**EXERCISE TASK:**
Look through the data below. Pick out the lines holding the string "code".
##### SOURCE MATERIAL #####
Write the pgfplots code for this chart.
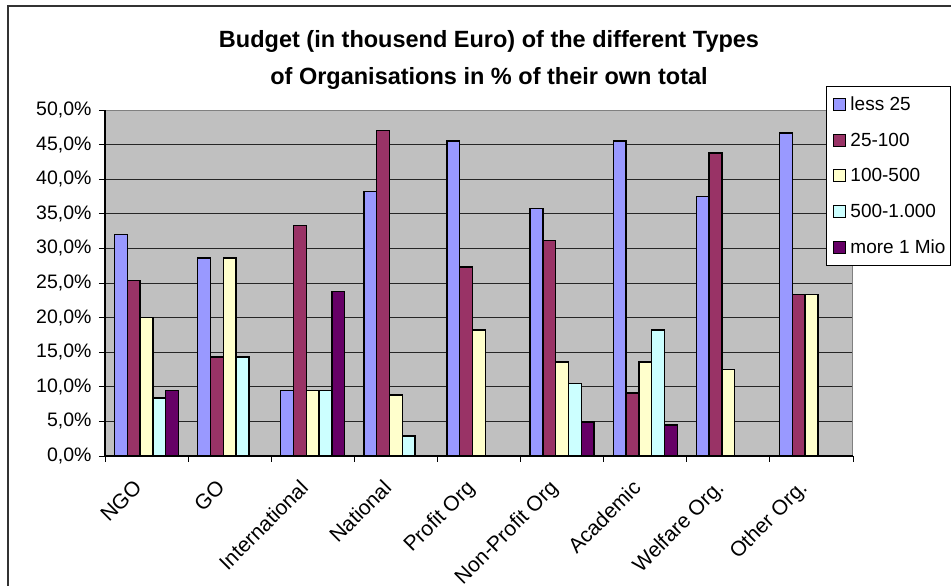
\documentclass[border=0pt]{standalone}
\usepackage{pgfplots}
\pgfplotsset{compat=1.18}
\usepackage{fontspec}
\setmainfont{Liberation Sans}
\definecolor{cA}{HTML}{9999FF}
\definecolor{cB}{HTML}{993366}
\definecolor{cC}{HTML}{FFFFCC}
\definecolor{cD}{HTML}{CCFFFF}
\definecolor{cE}{HTML}{660066}
\definecolor{bgG}{HTML}{C0C0C0}
\begin{document}
\begin{tikzpicture}[x=1pt,y=1pt]
\path[use as bounding box] (0,0) rectangle (951,586);
\clip (0,0) rectangle (951,586);
\draw[line width=1.8pt, black!80] (8,-20) rectangle (990,580);
\node[font=\bfseries\fontsize{23.5}{37}\selectfont, align=center] at (489,526.5)
  {Budget (in thousend Euro) of the different Types\\of Organisations in \% of their own total};
\begin{axis}[
  at={(105pt,130pt)}, anchor=south west,
  scale only axis, width=748pt, height=346pt,
  xmin=-0.5, xmax=8.5, ymin=0, ymax=50,
  ybar=0pt, bar width=12.8pt,
  axis background/.style={fill=bgG},
  axis line style={draw=gray, line width=1pt},
  ytick={0,5,...,50},
  yticklabel={\pgfmathprintnumber[assume math mode=true,fixed,fixed zerofill,precision=1,use comma]{\tick}\%},
  ymajorgrids, major grid style={black!85, line width=0.9pt},
  xtick={0,...,8}, major x tick style={draw=none},
  minor xtick={-0.5,0.5,...,8.5},
  xticklabels={NGO,GO,International,National,Profit Org,Non-Profit Org,Academic,Welfare Org.,Other Org.},
  xticklabel style={xshift=-14pt, yshift=-15pt, rotate=45, anchor=north east, inner sep=1pt, font=\fontsize{21}{24}\selectfont},
  yticklabel style={xshift=-4pt, font=\fontsize{19.5}{22}\selectfont},
  xtick pos=bottom, ytick pos=left, tick align=outside,
  major tick length=6pt, minor tick length=6pt,
  tick style={black, line width=0.9pt},
  legend style={at={(0.964,1.069)}, anchor=north west, draw=black, line width=0.8pt, fill=white,
    font=\fontsize{19}{22}\selectfont, row sep=19pt, inner xsep=4pt, inner ysep=9pt,
    nodes={inner sep=1pt}},
  legend cell align=left,
  legend image code/.code={\path[draw=none,fill=none] (0pt,0pt) -- (19pt,0pt);\draw[#1, line width=1pt, draw=black] (3pt,-6pt) rectangle (15pt,6pt);},
  every axis plot/.append style={draw=black, line width=1.4pt},
  clip=false,
]
\addplot[fill=cA] coordinates {(0,32.0) (1,28.6) (2,9.5) (3,38.2) (4,45.5) (5,35.8) (6,45.5) (7,37.5) (8,46.7)};
\addplot[fill=cB] coordinates {(0,25.4) (1,14.3) (2,33.3) (3,47.0) (4,27.3) (5,31.1) (6,9.1) (7,43.8) (8,23.3)};
\addplot[fill=cC] coordinates {(0,20.0) (1,28.6) (2,9.5) (3,8.8) (4,18.2) (5,13.6) (6,13.6) (7,12.5) (8,23.3)};
\addplot[fill=cD] coordinates {(0,8.4) (1,14.3) (2,9.5) (3,2.9) (5,10.5) (6,18.2)};
\addplot[fill=cE] coordinates {(0,9.5) (2,23.8) (5,4.9) (6,4.5)};
\legend{less 25,25-100,100-500,500-1.000,more 1 Mio}
\draw[black, line width=1.2pt] (rel axis cs:0,0) -- (rel axis cs:0,1);
\draw[black, line width=1.2pt] (rel axis cs:0,0) -- (rel axis cs:1,0);
\end{axis}
\end{tikzpicture}
\end{document}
#####
**COMPLETED TASK:**
Write the pgfplots code for this chart.
  legend image code/.code={\path[draw=none,fill=none] (0pt,0pt) -- (19pt,0pt);\draw[#1, line width=1pt, draw=black] (3pt,-6pt) rectangle (15pt,6pt);},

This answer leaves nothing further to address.